OBJECTIVE -
Drop every picture, then transcribe the remaining data exactly.
---+---
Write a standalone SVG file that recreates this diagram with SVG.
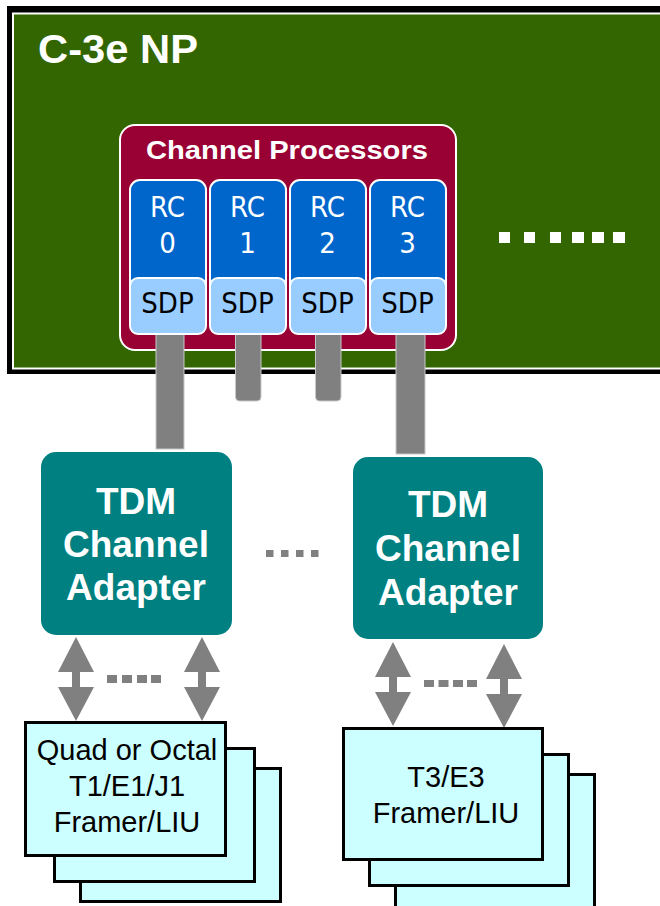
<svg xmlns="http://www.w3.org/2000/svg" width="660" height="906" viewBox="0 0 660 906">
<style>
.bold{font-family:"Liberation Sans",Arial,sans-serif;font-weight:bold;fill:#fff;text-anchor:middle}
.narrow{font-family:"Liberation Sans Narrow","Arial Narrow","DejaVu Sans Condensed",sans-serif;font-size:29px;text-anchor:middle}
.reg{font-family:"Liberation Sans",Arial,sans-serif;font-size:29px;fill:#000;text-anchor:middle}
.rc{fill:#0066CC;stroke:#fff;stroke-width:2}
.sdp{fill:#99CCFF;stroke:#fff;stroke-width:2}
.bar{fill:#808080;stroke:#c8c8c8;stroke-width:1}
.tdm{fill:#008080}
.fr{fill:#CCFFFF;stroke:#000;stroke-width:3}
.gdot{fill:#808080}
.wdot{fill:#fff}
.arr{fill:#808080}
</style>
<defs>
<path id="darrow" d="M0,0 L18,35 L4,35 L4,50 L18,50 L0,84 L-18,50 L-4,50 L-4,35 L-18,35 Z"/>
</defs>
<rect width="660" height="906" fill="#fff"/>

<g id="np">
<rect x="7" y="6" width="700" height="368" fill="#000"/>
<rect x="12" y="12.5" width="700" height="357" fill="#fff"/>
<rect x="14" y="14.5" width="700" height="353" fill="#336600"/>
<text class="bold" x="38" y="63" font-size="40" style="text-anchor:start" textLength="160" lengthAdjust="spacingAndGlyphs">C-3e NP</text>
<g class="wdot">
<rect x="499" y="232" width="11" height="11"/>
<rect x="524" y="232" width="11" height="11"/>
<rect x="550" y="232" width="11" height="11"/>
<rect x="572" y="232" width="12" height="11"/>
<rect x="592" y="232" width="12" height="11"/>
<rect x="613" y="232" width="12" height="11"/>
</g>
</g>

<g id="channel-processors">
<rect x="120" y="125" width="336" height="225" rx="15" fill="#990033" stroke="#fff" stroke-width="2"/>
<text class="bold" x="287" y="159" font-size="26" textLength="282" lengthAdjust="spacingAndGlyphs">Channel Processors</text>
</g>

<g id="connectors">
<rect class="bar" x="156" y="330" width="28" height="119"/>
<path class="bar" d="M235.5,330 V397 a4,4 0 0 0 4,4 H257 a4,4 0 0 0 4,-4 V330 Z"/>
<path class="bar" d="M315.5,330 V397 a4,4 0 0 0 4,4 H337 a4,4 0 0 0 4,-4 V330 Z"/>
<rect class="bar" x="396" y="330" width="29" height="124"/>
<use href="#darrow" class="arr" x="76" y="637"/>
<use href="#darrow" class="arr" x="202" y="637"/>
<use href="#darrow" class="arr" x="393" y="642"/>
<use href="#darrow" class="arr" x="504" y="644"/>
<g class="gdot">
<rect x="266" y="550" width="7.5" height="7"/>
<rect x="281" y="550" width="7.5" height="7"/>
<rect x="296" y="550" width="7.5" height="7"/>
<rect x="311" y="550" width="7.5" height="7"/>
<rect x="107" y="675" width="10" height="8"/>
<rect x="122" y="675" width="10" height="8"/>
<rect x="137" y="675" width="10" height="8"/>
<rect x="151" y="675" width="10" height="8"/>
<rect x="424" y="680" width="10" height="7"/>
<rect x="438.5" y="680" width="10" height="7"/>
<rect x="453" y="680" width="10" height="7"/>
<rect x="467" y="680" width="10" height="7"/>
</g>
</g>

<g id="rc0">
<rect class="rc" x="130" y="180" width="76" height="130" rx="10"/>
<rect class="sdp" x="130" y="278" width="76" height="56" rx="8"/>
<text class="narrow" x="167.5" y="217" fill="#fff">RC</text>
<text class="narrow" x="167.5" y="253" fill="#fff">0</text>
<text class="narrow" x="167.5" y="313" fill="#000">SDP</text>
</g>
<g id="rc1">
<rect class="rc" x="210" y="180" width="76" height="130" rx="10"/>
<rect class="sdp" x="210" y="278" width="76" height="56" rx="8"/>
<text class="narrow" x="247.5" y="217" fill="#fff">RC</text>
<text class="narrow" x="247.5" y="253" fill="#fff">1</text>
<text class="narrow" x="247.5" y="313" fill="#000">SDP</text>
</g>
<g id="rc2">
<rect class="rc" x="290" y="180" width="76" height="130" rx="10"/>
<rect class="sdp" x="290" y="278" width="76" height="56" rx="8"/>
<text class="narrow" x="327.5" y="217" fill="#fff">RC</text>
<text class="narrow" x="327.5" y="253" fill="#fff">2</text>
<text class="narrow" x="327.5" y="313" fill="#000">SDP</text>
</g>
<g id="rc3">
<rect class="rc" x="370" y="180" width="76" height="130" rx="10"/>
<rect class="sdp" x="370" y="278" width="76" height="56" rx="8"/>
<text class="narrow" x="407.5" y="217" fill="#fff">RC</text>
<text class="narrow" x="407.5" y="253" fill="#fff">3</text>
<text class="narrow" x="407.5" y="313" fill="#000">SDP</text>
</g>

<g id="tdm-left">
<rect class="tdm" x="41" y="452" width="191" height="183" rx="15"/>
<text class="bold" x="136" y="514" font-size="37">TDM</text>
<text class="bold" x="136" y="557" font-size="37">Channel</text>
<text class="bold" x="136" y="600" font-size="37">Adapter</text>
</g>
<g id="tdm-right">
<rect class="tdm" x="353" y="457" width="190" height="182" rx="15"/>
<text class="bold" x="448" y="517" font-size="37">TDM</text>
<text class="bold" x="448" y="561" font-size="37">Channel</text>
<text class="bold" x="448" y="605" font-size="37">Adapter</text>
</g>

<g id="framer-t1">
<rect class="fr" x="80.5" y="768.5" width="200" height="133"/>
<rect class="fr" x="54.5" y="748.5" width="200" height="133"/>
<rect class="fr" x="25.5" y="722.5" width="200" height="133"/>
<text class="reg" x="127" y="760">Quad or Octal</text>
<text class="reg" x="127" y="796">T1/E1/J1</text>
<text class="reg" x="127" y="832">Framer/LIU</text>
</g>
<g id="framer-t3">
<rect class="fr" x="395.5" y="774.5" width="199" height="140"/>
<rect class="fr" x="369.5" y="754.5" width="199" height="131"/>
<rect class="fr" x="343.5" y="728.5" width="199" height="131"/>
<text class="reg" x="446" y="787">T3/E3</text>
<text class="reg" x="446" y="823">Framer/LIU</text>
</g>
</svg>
---+---
PROBLEM SOLUTION -
Write a standalone SVG file that recreates this diagram with SVG.
<svg xmlns="http://www.w3.org/2000/svg" width="660" height="906" viewBox="0 0 660 906">
<style>
.bold{font-family:"Liberation Sans",Arial,sans-serif;font-weight:bold;fill:#fff;text-anchor:middle}
.narrow{font-family:"Liberation Sans Narrow","Arial Narrow","DejaVu Sans Condensed",sans-serif;font-size:29px;text-anchor:middle}
.reg{font-family:"Liberation Sans",Arial,sans-serif;font-size:29px;fill:#000;text-anchor:middle}
.rc{fill:#0066CC;stroke:#fff;stroke-width:2}
.sdp{fill:#99CCFF;stroke:#fff;stroke-width:2}
.bar{fill:#808080;stroke:#c8c8c8;stroke-width:1}
.tdm{fill:#008080}
.fr{fill:#CCFFFF;stroke:#000;stroke-width:3}
.gdot{fill:#808080}
.wdot{fill:#fff}
.arr{fill:#808080}
</style>
<defs>
<path id="darrow" d="M0,0 L18,35 L4,35 L4,50 L18,50 L0,84 L-18,50 L-4,50 L-4,35 L-18,35 Z"/>
</defs>
<rect width="660" height="906" fill="#fff"/>

<g id="np">
<rect x="7" y="6" width="700" height="368" fill="#000"/>
<rect x="12" y="12.5" width="700" height="357" fill="#fff"/>
<rect x="14" y="14.5" width="700" height="353" fill="#336600"/>
<text class="bold" x="38" y="63" font-size="40" style="text-anchor:start" textLength="160" lengthAdjust="spacingAndGlyphs">C-3e NP</text>
<g class="wdot">
<rect x="499" y="232" width="11" height="11"/>
<rect x="524" y="232" width="11" height="11"/>
<rect x="550" y="232" width="11" height="11"/>
<rect x="572" y="232" width="12" height="11"/>
<rect x="592" y="232" width="12" height="11"/>
<rect x="613" y="232" width="12" height="11"/>
</g>
</g>

<g id="channel-processors">
<rect x="120" y="125" width="336" height="225" rx="15" fill="#990033" stroke="#fff" stroke-width="2"/>
<text class="bold" x="287" y="159" font-size="26" textLength="282" lengthAdjust="spacingAndGlyphs">Channel Processors</text>
</g>

<g id="connectors">
<rect class="bar" x="156" y="330" width="28" height="119"/>
<path class="bar" d="M235.5,330 V397 a4,4 0 0 0 4,4 H257 a4,4 0 0 0 4,-4 V330 Z"/>
<path class="bar" d="M315.5,330 V397 a4,4 0 0 0 4,4 H337 a4,4 0 0 0 4,-4 V330 Z"/>
<rect class="bar" x="396" y="330" width="29" height="124"/>
<use href="#darrow" class="arr" x="76" y="637"/>
<use href="#darrow" class="arr" x="202" y="637"/>
<use href="#darrow" class="arr" x="393" y="642"/>
<use href="#darrow" class="arr" x="504" y="644"/>
<g class="gdot">
<rect x="266" y="550" width="7.5" height="7"/>
<rect x="281" y="550" width="7.5" height="7"/>
<rect x="296" y="550" width="7.5" height="7"/>
<rect x="311" y="550" width="7.5" height="7"/>
<rect x="107" y="675" width="10" height="8"/>
<rect x="122" y="675" width="10" height="8"/>
<rect x="137" y="675" width="10" height="8"/>
<rect x="151" y="675" width="10" height="8"/>
<rect x="424" y="680" width="10" height="7"/>
<rect x="438.5" y="680" width="10" height="7"/>
<rect x="453" y="680" width="10" height="7"/>
<rect x="467" y="680" width="10" height="7"/>
</g>
</g>

<g id="rc0">
<rect class="rc" x="130" y="180" width="76" height="130" rx="10"/>
<rect class="sdp" x="130" y="278" width="76" height="56" rx="8"/>
<text class="narrow" x="167.5" y="217" fill="#fff">RC</text>
<text class="narrow" x="167.5" y="253" fill="#fff">0</text>
<text class="narrow" x="167.5" y="313" fill="#000">SDP</text>
</g>
<g id="rc1">
<rect class="rc" x="210" y="180" width="76" height="130" rx="10"/>
<rect class="sdp" x="210" y="278" width="76" height="56" rx="8"/>
<text class="narrow" x="247.5" y="217" fill="#fff">RC</text>
<text class="narrow" x="247.5" y="253" fill="#fff">1</text>
<text class="narrow" x="247.5" y="313" fill="#000">SDP</text>
</g>
<g id="rc2">
<rect class="rc" x="290" y="180" width="76" height="130" rx="10"/>
<rect class="sdp" x="290" y="278" width="76" height="56" rx="8"/>
<text class="narrow" x="327.5" y="217" fill="#fff">RC</text>
<text class="narrow" x="327.5" y="253" fill="#fff">2</text>
<text class="narrow" x="327.5" y="313" fill="#000">SDP</text>
</g>
<g id="rc3">
<rect class="rc" x="370" y="180" width="76" height="130" rx="10"/>
<rect class="sdp" x="370" y="278" width="76" height="56" rx="8"/>
<text class="narrow" x="407.5" y="217" fill="#fff">RC</text>
<text class="narrow" x="407.5" y="253" fill="#fff">3</text>
<text class="narrow" x="407.5" y="313" fill="#000">SDP</text>
</g>

<g id="tdm-left">
<rect class="tdm" x="41" y="452" width="191" height="183" rx="15"/>
<text class="bold" x="136" y="514" font-size="37">TDM</text>
<text class="bold" x="136" y="557" font-size="37">Channel</text>
<text class="bold" x="136" y="600" font-size="37">Adapter</text>
</g>
<g id="tdm-right">
<rect class="tdm" x="353" y="457" width="190" height="182" rx="15"/>
<text class="bold" x="448" y="517" font-size="37">TDM</text>
<text class="bold" x="448" y="561" font-size="37">Channel</text>
<text class="bold" x="448" y="605" font-size="37">Adapter</text>
</g>

<g id="framer-t1">
<rect class="fr" x="80.5" y="768.5" width="200" height="133"/>
<rect class="fr" x="54.5" y="748.5" width="200" height="133"/>
<rect class="fr" x="25.5" y="722.5" width="200" height="133"/>
<text class="reg" x="127" y="760">Quad or Octal</text>
<text class="reg" x="127" y="796">T1/E1/J1</text>
<text class="reg" x="127" y="832">Framer/LIU</text>
</g>
<g id="framer-t3">
<rect class="fr" x="395.5" y="774.5" width="199" height="140"/>
<rect class="fr" x="369.5" y="754.5" width="199" height="131"/>
<rect class="fr" x="343.5" y="728.5" width="199" height="131"/>
<text class="reg" x="446" y="787">T3/E3</text>
<text class="reg" x="446" y="823">Framer/LIU</text>
</g>
</svg>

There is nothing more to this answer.